Task details:
Reproduce the listing below character for character; drop every image.
+--
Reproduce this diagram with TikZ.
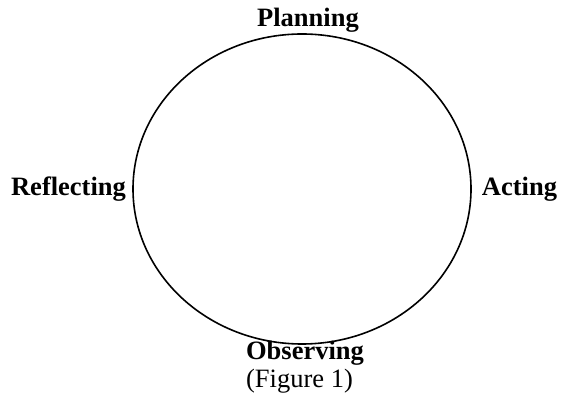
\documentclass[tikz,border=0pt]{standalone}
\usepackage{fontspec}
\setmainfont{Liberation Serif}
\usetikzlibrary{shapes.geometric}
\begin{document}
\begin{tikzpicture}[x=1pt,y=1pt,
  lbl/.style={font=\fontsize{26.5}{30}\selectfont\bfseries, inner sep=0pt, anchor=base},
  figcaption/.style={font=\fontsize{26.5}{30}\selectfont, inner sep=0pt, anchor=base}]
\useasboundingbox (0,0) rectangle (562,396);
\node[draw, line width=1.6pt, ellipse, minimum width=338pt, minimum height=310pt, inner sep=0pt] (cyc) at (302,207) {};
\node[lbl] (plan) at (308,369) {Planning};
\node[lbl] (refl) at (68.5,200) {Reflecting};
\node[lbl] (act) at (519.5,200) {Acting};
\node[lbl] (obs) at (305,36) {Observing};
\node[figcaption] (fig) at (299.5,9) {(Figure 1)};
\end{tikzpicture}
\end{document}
+--
Written solution:
Reproduce this diagram with TikZ.
\documentclass[tikz,border=0pt]{standalone}
\usepackage{fontspec}
\setmainfont{Liberation Serif}
\usetikzlibrary{shapes.geometric}
\begin{document}
\begin{tikzpicture}[x=1pt,y=1pt,
  lbl/.style={font=\fontsize{26.5}{30}\selectfont\bfseries, inner sep=0pt, anchor=base},
  figcaption/.style={font=\fontsize{26.5}{30}\selectfont, inner sep=0pt, anchor=base}]
\useasboundingbox (0,0) rectangle (562,396);
\node[draw, line width=1.6pt, ellipse, minimum width=338pt, minimum height=310pt, inner sep=0pt] (cyc) at (302,207) {};
\node[lbl] (plan) at (308,369) {Planning};
\node[lbl] (refl) at (68.5,200) {Reflecting};
\node[lbl] (act) at (519.5,200) {Acting};
\node[lbl] (obs) at (305,36) {Observing};
\node[figcaption] (fig) at (299.5,9) {(Figure 1)};
\end{tikzpicture}
\end{document}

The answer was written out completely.